## Data to use
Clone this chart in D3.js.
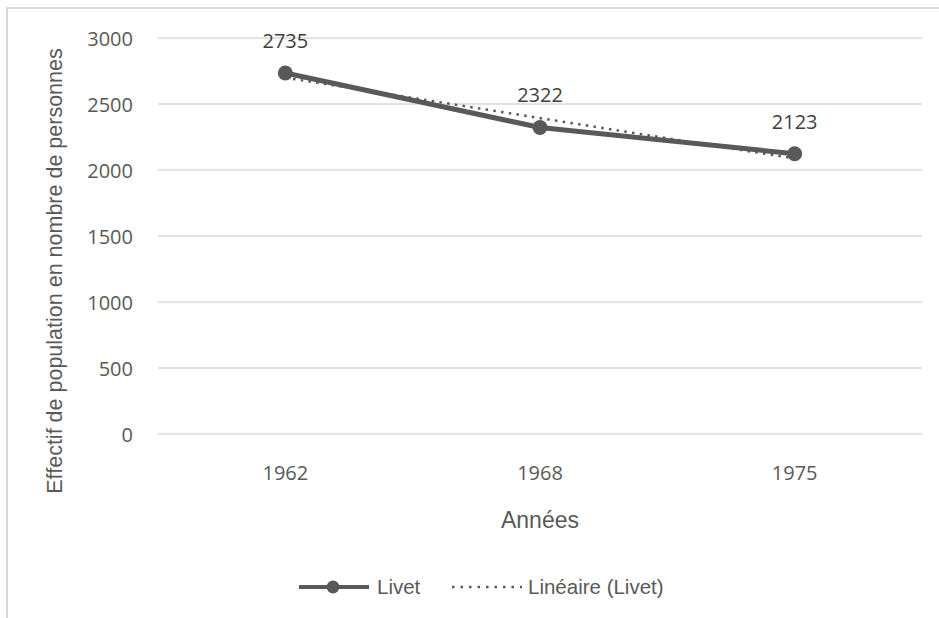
<!DOCTYPE html>
<html><head><meta charset="utf-8">
<script src="https://cdn.jsdelivr.net/npm/d3@7"></script>
<style>body{margin:0;background:#fff}svg{display:block}</style>
</head><body>
<svg id="c" width="939" height="618"></svg>
<script>
const categories = ["1962", "1968", "1975"];
const livet = [2735, 2322, 2123];
const yTicks = [0, 500, 1000, 1500, 2000, 2500, 3000];
const seriesName = "Livet";
const trendName = "Linéaire (Livet)";
const yTitle = "Effectif de population en nombre de personnes";
const xTitle = "Années";

const svg = d3.select("#c");
const col = "#595959", txt = "#595959";
const tickFont = "'Open Sans', 'Noto Sans', sans-serif";
const arial = "'Liberation Sans', Arial, sans-serif";

// border (partial, as in reference)
svg.append("path").attr("d","M7,618 V8 H939").attr("fill","none").attr("stroke","#d9d9d9").attr("stroke-width",2);

const x = d3.scaleBand().domain(categories).range([158, 922]);
const y = d3.scaleLinear().domain([0, 3000]).range([434, 38]);
const cx = d => x(d) + x.bandwidth()/2;

// gridlines
svg.append("g").selectAll("line").data(yTicks).join("line")
  .attr("x1",158).attr("x2",922).attr("y1",d=>y(d)).attr("y2",d=>y(d))
  .attr("stroke","#d9d9d9").attr("stroke-width",1.3);

// y axis labels
const yAxis = d3.axisLeft(y).tickValues(yTicks).tickFormat(d3.format("d")).tickSize(0).tickPadding(0);
const ga = svg.append("g").attr("transform","translate(133,0)").call(yAxis);
ga.select(".domain").remove();
ga.selectAll("text").attr("font-family",tickFont).attr("font-size",20).attr("fill",txt).attr("dy","0.35em");

// x axis labels
const xAxis = d3.axisBottom(x).tickSize(0).tickPadding(0);
const gx = svg.append("g").attr("transform","translate(0,473)").call(xAxis);
gx.select(".domain").remove();
gx.selectAll("text").attr("font-family",tickFont).attr("font-size",20).attr("fill",txt).attr("dy","0.35em");

// titles
svg.append("text").attr("x",540).attr("y",528).attr("text-anchor","middle")
  .attr("font-family",arial).attr("font-size",23).attr("fill",txt).text(xTitle);
svg.append("text").attr("transform","translate(62,271) rotate(-90)").attr("text-anchor","middle")
  .attr("font-family",arial).attr("font-size",21.5).attr("fill",txt).text(yTitle);

// trendline (least squares on category index)
const xs = livet.map((_,i)=>i+1);
const mx = d3.mean(xs), my = d3.mean(livet);
const slope = d3.sum(xs.map((xi,i)=>(xi-mx)*(livet[i]-my))) / d3.sum(xs.map(xi=>(xi-mx)**2));
const icpt = my - slope*mx;
const trend = categories.map((c,i)=>[cx(c), y(icpt + slope*(i+1))]);
svg.append("path").attr("d", d3.line()([trend[0], trend[trend.length-1]]))
  .attr("fill","none").attr("stroke",col).attr("stroke-width",2.5).attr("stroke-dasharray","2.5 5.3");

// series line
svg.append("path").datum(livet).attr("d", d3.line().x((d,i)=>cx(categories[i])).y(d=>y(d)))
  .attr("fill","none").attr("stroke",col).attr("stroke-width",5).attr("stroke-linejoin","round");
svg.append("g").selectAll("circle").data(livet).join("circle")
  .attr("cx",(d,i)=>cx(categories[i])).attr("cy",d=>y(d)).attr("r",7.5).attr("fill",col);

// data labels
svg.append("g").selectAll("text").data(livet).join("text")
  .attr("x",(d,i)=>cx(categories[i])).attr("y",d=>y(d)-32).attr("dy","0.35em").attr("text-anchor","middle")
  .attr("font-family",tickFont).attr("font-size",20).attr("fill","#404040").text(d=>d);

// legend
const ly = 587;
const lg = svg.append("g");
lg.append("line").attr("x1",299).attr("x2",369).attr("y1",ly).attr("y2",ly).attr("stroke",col).attr("stroke-width",4);
lg.append("circle").attr("cx",333).attr("cy",ly).attr("r",6.5).attr("fill",col);
lg.append("text").attr("x",377).attr("y",ly).attr("dy","0.36em").attr("font-family",arial).attr("font-size",20.5).attr("fill",txt).text(seriesName);
lg.append("line").attr("x1",452).attr("x2",522).attr("y1",ly).attr("y2",ly).attr("stroke",col).attr("stroke-width",2.5).attr("stroke-dasharray","2.5 6");
lg.append("text").attr("x",528).attr("y",ly).attr("dy","0.36em").attr("font-family",arial).attr("font-size",20.5).attr("fill",txt).text(trendName);
</script>
</body></html>
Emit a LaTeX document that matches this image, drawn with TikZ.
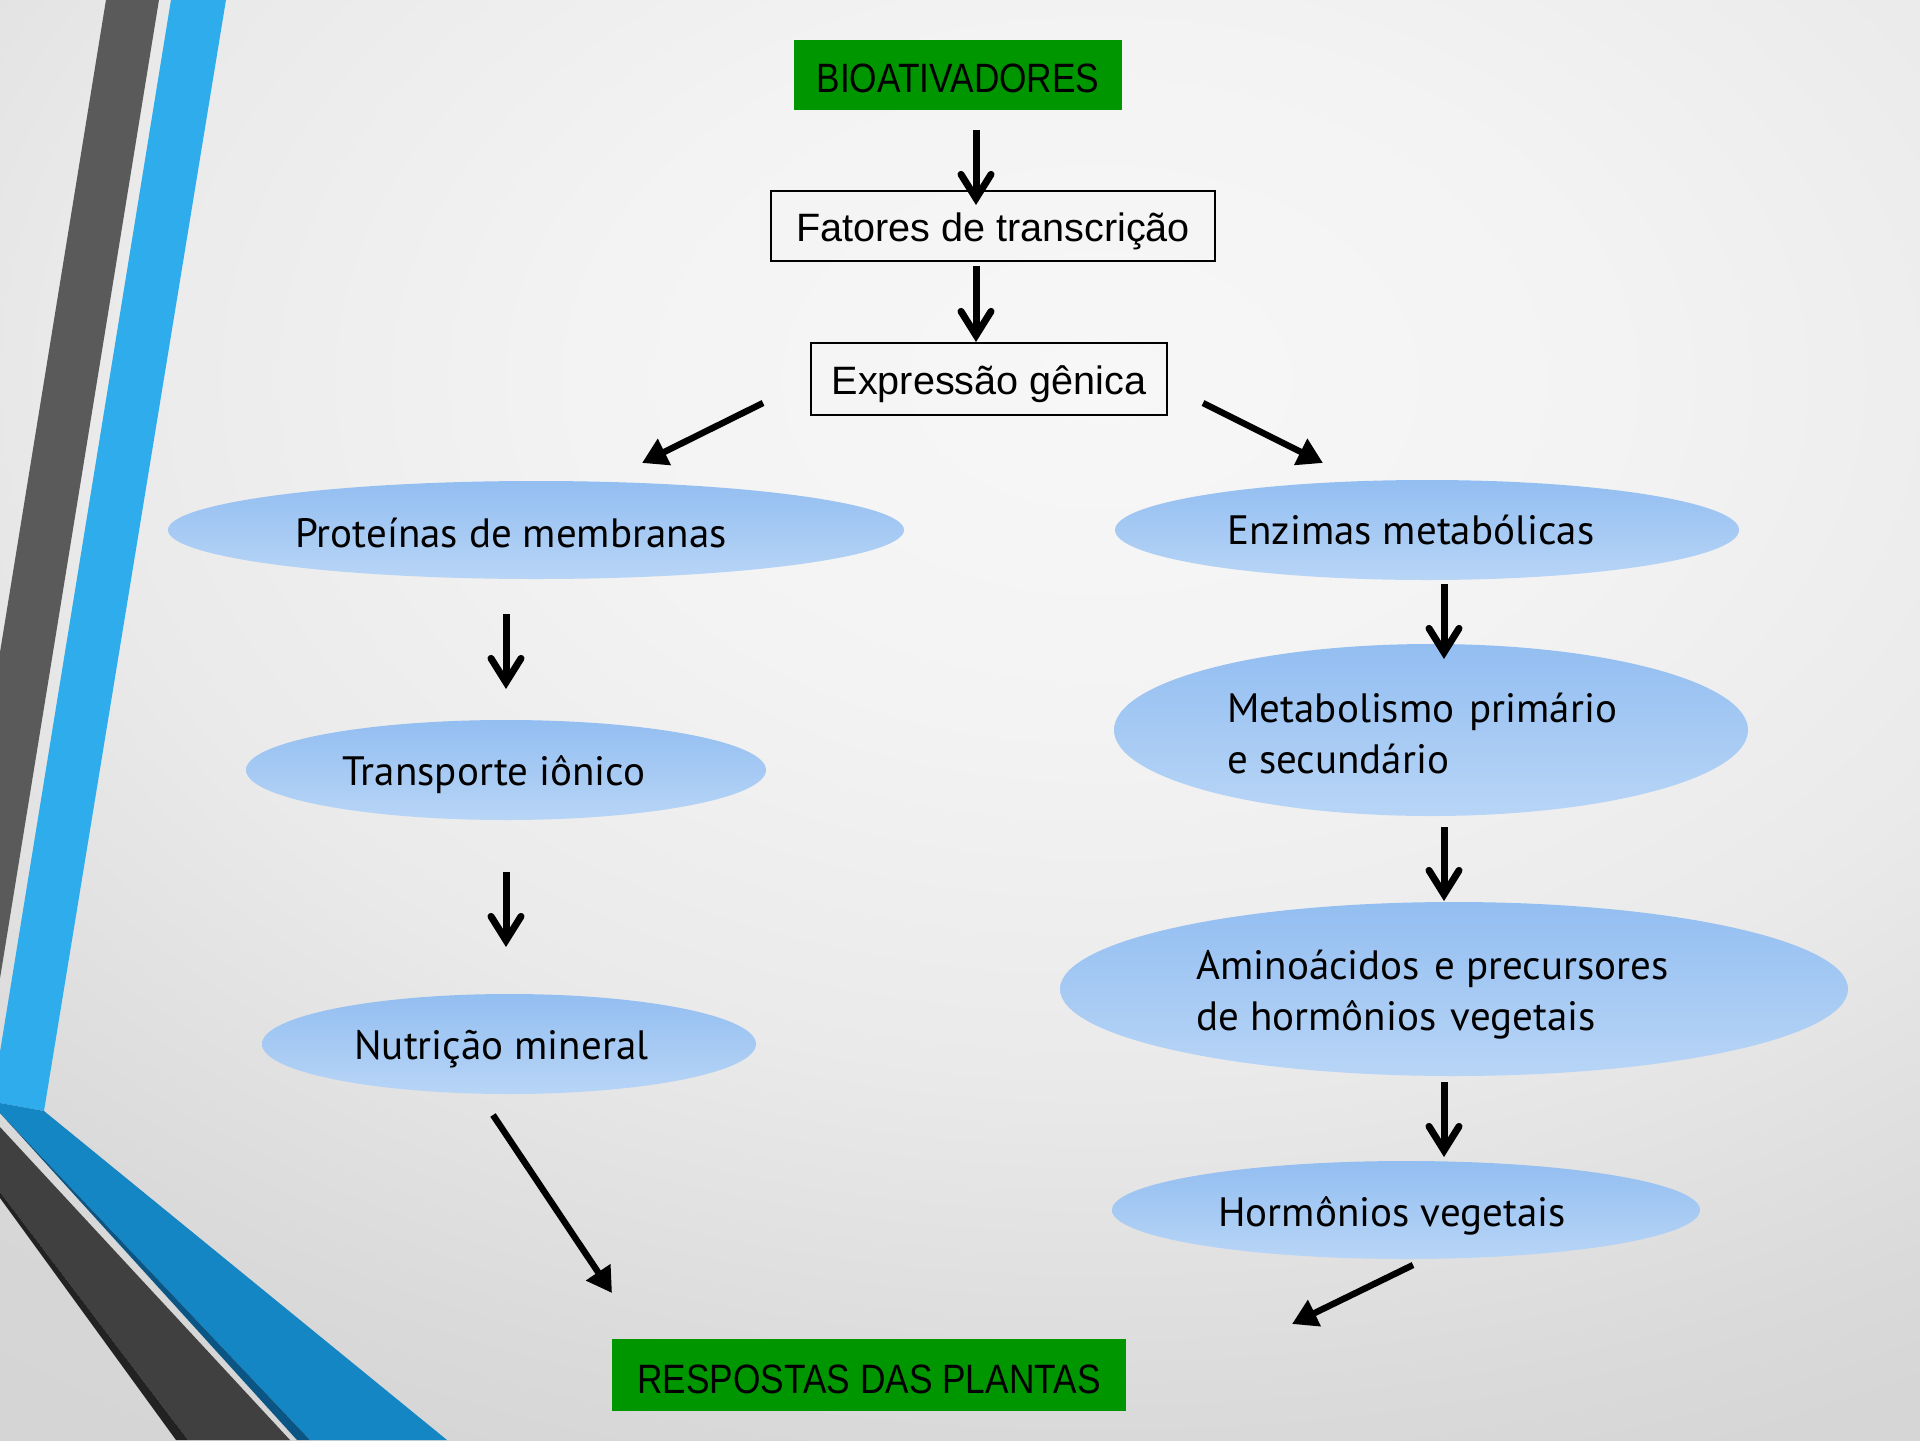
\documentclass[tikz,border=0pt]{standalone}
\usepackage{fontspec}
\setmainfont{PT Sans}
\newfontfamily\boxfont{Liberation Sans}
\newfontfamily\capfont[FakeStretch=0.86]{Liberation Sans}
\usetikzlibrary{arrows.meta,shapes.geometric}

\definecolor{stripeGray}{HTML}{5A5A5A}
\definecolor{stripeBlue}{HTML}{2FACEB}
\definecolor{bandBlue}{HTML}{1386C3}
\definecolor{bandShade}{HTML}{0B5584}
\definecolor{bandGray}{HTML}{404040}
\definecolor{bandDark}{HTML}{222222}
\definecolor{leaf}{HTML}{009600}
\definecolor{ellTop}{HTML}{93BEF1}
\definecolor{ellBot}{HTML}{B8D5F6}

% light page background, brightest in the upper middle
\pgfdeclareradialshading{pageshade}{\pgfpointorigin}{%
  color(0bp)=(rgb,255:red,247;green,247;blue,247);
  color(15bp)=(rgb,255:red,243;green,243;blue,243);
  color(30bp)=(rgb,255:red,234;green,234;blue,234);
  color(45bp)=(rgb,255:red,218;green,218;blue,218);
  color(50bp)=(rgb,255:red,214;green,214;blue,214);
  color(75bp)=(rgb,255:red,210;green,210;blue,210)}

\begin{document}
\begin{tikzpicture}[x=0.5pt,y=-0.5pt,
  bubble/.style={ellipse, inner sep=0pt, top color=ellTop, bottom color=ellBot, draw=none},
  txt/.style={anchor=west, inner sep=0pt, align=left,
    font=\fontsize{20.5pt}{25.5pt}\selectfont},
  frame/.style={draw=black, line width=0.9pt, inner sep=0pt,
    text height=15.5pt, text depth=0pt,
    font=\boxfont\fontsize{19.8pt}{22pt}\selectfont},
  greenbox/.style={fill=leaf, inner sep=0pt, text depth=0pt,
    font=\capfont\fontsize{20.5pt}{24pt}\selectfont},
  vdown/.style={line width=3.5pt,
    -{Straight Barb[length=12pt,width=15pt,line cap=round,line join=miter]}},
  diag/.style={line width=3.2pt, -{Triangle[length=12.5pt,width=14pt]}},
]
\useasboundingbox (0,0) rectangle (1920,1440);

% background
\begin{scope}
\clip (0,0) rectangle (1920,1440);
\begin{scope}
  \pgftransformshift{\pgfpointxy{1100}{380}}
  \pgftransformxscale{16.94}
  \pgftransformyscale{11.46}
  \pgflowlevelsynccm
  \pgfuseshading{pageshade}
\end{scope}

% slanted stripes on the left
\fill[stripeGray] (107.6,-10) -- (160.6,-10) -- (-3.5,1000) -- (-56.5,1000) -- cycle;
\fill[stripeBlue] (172.6,-10) -- (227.6,-10) -- (44,1111) -- (0,1103) -- (0,1052) -- cycle;

% bands at the lower left corner
\fill[bandBlue] (0,1103) -- (44,1111) -- (447,1440) -- (310,1440) -- (0,1113) -- cycle;
\fill[bandShade] (0,1113) -- (310,1440) -- (297,1440) -- cycle;
\fill[bandGray] (0,1127) -- (290,1440) -- (188,1440) -- (0,1192) -- cycle;
\fill[bandDark] (0,1192) -- (188,1440) -- (176,1440) -- (0,1198) -- cycle;
\end{scope}

% boxes
\node[greenbox, text height=17.2pt, minimum width=164pt, minimum height=35pt] (bio) at (958,75) {BIOATIVADORES};
\node[frame, minimum width=222pt, minimum height=35pt] (fat) at (993,226) {Fatores de transcrição};
\node[frame, minimum width=178pt, minimum height=36pt] (exp) at (989,379) {Expressão gênica};
\node[greenbox, text height=18.5pt, minimum width=257pt, minimum height=36pt] (resp) at (869,1375) {RESPOSTAS DAS PLANTAS};

% left branch
\node[bubble, minimum width=368pt, minimum height=49pt] (prot) at (536,530) {};
\node[txt] (prot-t) at (295,533) {Proteínas de membranas};
\node[bubble, minimum width=260pt, minimum height=50pt] (trans) at (506,770) {};
\node[txt] (trans-t) at (342,775) {Transporte iônico};
\node[bubble, minimum width=247pt, minimum height=50pt] (nutr) at (509,1044) {};
\node[txt] (nutr-t) at (354,1049) {Nutrição mineral};

% right branch
\node[bubble, minimum width=312pt, minimum height=50pt] (enz) at (1427,530) {};
\node[txt] (enz-t) at (1227,530) {Enzimas metabólicas};
\node[bubble, minimum width=317pt, minimum height=86pt] (meta) at (1431,730) {};
\node[txt] (meta-t) at (1227,733.5) {Metabolismo\hspace{0.1em} primário\\e secundário};
\node[bubble, minimum width=394pt, minimum height=87pt] (amino) at (1454,989) {};
\node[txt] (amino-t) at (1196,995) {Aminoácidos\hspace{0.08em} e precursores\\de hormônios\hspace{0.08em} vegetais};
\node[bubble, minimum width=294pt, minimum height=49pt] (horm) at (1406,1210) {};
\node[txt] (horm-t) at (1218,1216) {Hormônios vegetais};

% arrow end points in the gaps between the shapes
\coordinate (a1s) at (976,130);  \coordinate (a1e) at (976,205);
\coordinate (a2s) at (976,266);  \coordinate (a2e) at (976,342);
\coordinate (a3s) at (763,403);  \coordinate (a3e) at (642,463);
\coordinate (a4s) at (1203,403); \coordinate (a4e) at (1323,463);
\coordinate (a5s) at (506,614);  \coordinate (a5e) at (506,689);
\coordinate (a6s) at (506,872);  \coordinate (a6e) at (506,947);
\coordinate (a7s) at (493,1115); \coordinate (a7e) at (612,1293);
\coordinate (a8s) at (1444,584); \coordinate (a8e) at (1444,659);
\coordinate (a9s) at (1444,827); \coordinate (a9e) at (1444,901);
\coordinate (a10s) at (1444,1082); \coordinate (a10e) at (1444,1157);
\coordinate (a11s) at (1413,1265); \coordinate (a11e) at (1292,1324);

\draw[vdown] (a1s) -- (a1e);
\draw[vdown] (a2s) -- (a2e);
\draw[diag] (a3s) -- (a3e);
\draw[diag] (a4s) -- (a4e);
\draw[vdown] (a5s) -- (a5e);
\draw[vdown] (a6s) -- (a6e);
\draw[diag] (a7s) -- (a7e);
\draw[vdown] (a8s) -- (a8e);
\draw[vdown] (a9s) -- (a9e);
\draw[vdown] (a10s) -- (a10e);
\draw[diag] (a11s) -- (a11e);
\end{tikzpicture}
\end{document}
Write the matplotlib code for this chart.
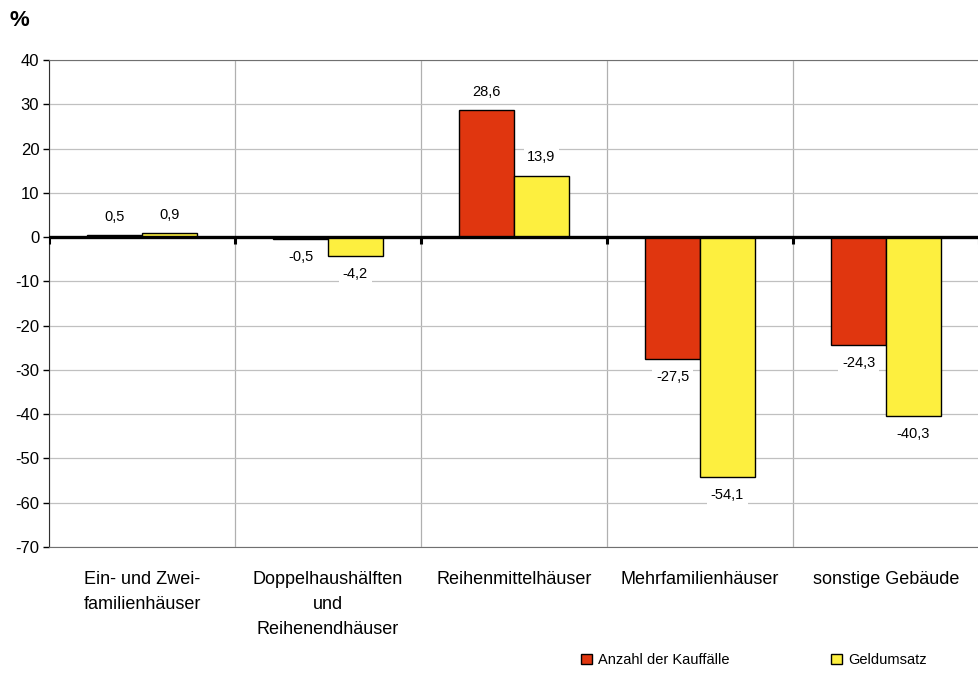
import numpy as np
import matplotlib
matplotlib.use('Agg')
import matplotlib.pyplot as plt
from matplotlib.patches import Patch

plt.rcParams['font.family'] = ['Liberation Sans', 'DejaVu Sans']

# Data
categories = ['Ein- und Zwei-\nfamilienhäuser', 'Doppelhaushälften\nund\nReihenendhäuser',
              'Reihenmittelhäuser', 'Mehrfamilienhäuser', 'sonstige Gebäude']
kauffaelle = [0.5, -0.5, 28.6, -27.5, -24.3]
geldumsatz = [0.9, -4.2, 13.9, -54.1, -40.3]
series_names = ['Anzahl der Kauffälle', 'Geldumsatz']
y_ticks = list(range(-70, 41, 10))

red = '#E0360F'
yellow = '#FDEF3F'

fig = plt.figure(figsize=(9.79, 6.73), dpi=100)
ax = fig.add_axes([49 / 979, 1 - 547 / 673, 930 / 979, 487 / 673])

x = np.arange(len(categories))
w = 0.295
b1 = ax.bar(x - w / 2, kauffaelle, w, color=red, edgecolor='black', linewidth=1, zorder=3)
b2 = ax.bar(x + w / 2, geldumsatz, w, color=yellow, edgecolor='black', linewidth=1, zorder=3)

# value labels
for bars, vals in [(b1, kauffaelle), (b2, geldumsatz)]:
    for rect, v in zip(bars, vals):
        off = 13 if v >= 0 else -13
        ax.annotate(f'{v:.1f}'.replace('.', ','),
                    xy=(rect.get_x() + rect.get_width() / 2, v),
                    xytext=(0, off), textcoords='offset points',
                    ha='center', va='center', fontsize=10.5, zorder=5,
                    bbox=dict(boxstyle='square,pad=0.25', fc='white', ec='none'))

ax.set_xlim(-0.5, len(categories) - 0.5)
ax.set_ylim(-70, 40)
ax.set_yticks(y_ticks)
ax.set_yticklabels([str(t) for t in y_ticks], fontsize=12)
ax.tick_params(axis='y', direction='out', length=4, width=1, pad=3)

ax.set_xticks(x)
ax.set_xticklabels(categories, fontsize=13, linespacing=1.62)
ax.tick_params(axis='x', length=0, pad=17)

# grid
ax.grid(axis='y', color='#c0c0c0', linewidth=0.9, zorder=0)
for b in np.arange(-0.5, len(categories), 1.0):
    ax.axvline(b, color='#b0b0b0', linewidth=0.9, zorder=0)

# zero line with small ticks
ax.axhline(0, color='black', linewidth=2.4, zorder=4)
ax.vlines(np.arange(-0.5, len(categories), 1.0), -1.6, 0, color='black', linewidth=2.2, zorder=4)

for s in ['top', 'bottom']:
    ax.spines[s].set_color('#707070')
ax.spines['left'].set_color('#303030')
ax.spines['right'].set_visible(False)

fig.text(10 / 979, 1 - 21 / 673, '%', fontsize=16, fontweight='bold', va='center')

handles = [Patch(facecolor=red, edgecolor='black'), Patch(facecolor=yellow, edgecolor='black')]
fig.legend(handles, series_names, loc='center', bbox_to_anchor=(754 / 979, 1 - 660 / 673),
           ncol=2, frameon=False, fontsize=10.5, handlelength=0.75, handleheight=0.75,
           handletextpad=0.4, columnspacing=7.0)

fig.savefig('out.png', dpi=100)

## Requirement
Of the lines above, copy only those from the one holding "Write the matplotlib code for this chart." to the one holding "ax.tick_params(axis='x', length=0, pad=17)", both included, and exclude every image.

## Full response
Write the matplotlib code for this chart.
import numpy as np
import matplotlib
matplotlib.use('Agg')
import matplotlib.pyplot as plt
from matplotlib.patches import Patch

plt.rcParams['font.family'] = ['Liberation Sans', 'DejaVu Sans']

# Data
categories = ['Ein- und Zwei-\nfamilienhäuser', 'Doppelhaushälften\nund\nReihenendhäuser',
              'Reihenmittelhäuser', 'Mehrfamilienhäuser', 'sonstige Gebäude']
kauffaelle = [0.5, -0.5, 28.6, -27.5, -24.3]
geldumsatz = [0.9, -4.2, 13.9, -54.1, -40.3]
series_names = ['Anzahl der Kauffälle', 'Geldumsatz']
y_ticks = list(range(-70, 41, 10))

red = '#E0360F'
yellow = '#FDEF3F'

fig = plt.figure(figsize=(9.79, 6.73), dpi=100)
ax = fig.add_axes([49 / 979, 1 - 547 / 673, 930 / 979, 487 / 673])

x = np.arange(len(categories))
w = 0.295
b1 = ax.bar(x - w / 2, kauffaelle, w, color=red, edgecolor='black', linewidth=1, zorder=3)
b2 = ax.bar(x + w / 2, geldumsatz, w, color=yellow, edgecolor='black', linewidth=1, zorder=3)

# value labels
for bars, vals in [(b1, kauffaelle), (b2, geldumsatz)]:
    for rect, v in zip(bars, vals):
        off = 13 if v >= 0 else -13
        ax.annotate(f'{v:.1f}'.replace('.', ','),
                    xy=(rect.get_x() + rect.get_width() / 2, v),
                    xytext=(0, off), textcoords='offset points',
                    ha='center', va='center', fontsize=10.5, zorder=5,
                    bbox=dict(boxstyle='square,pad=0.25', fc='white', ec='none'))

ax.set_xlim(-0.5, len(categories) - 0.5)
ax.set_ylim(-70, 40)
ax.set_yticks(y_ticks)
ax.set_yticklabels([str(t) for t in y_ticks], fontsize=12)
ax.tick_params(axis='y', direction='out', length=4, width=1, pad=3)

ax.set_xticks(x)
ax.set_xticklabels(categories, fontsize=13, linespacing=1.62)
ax.tick_params(axis='x', length=0, pad=17)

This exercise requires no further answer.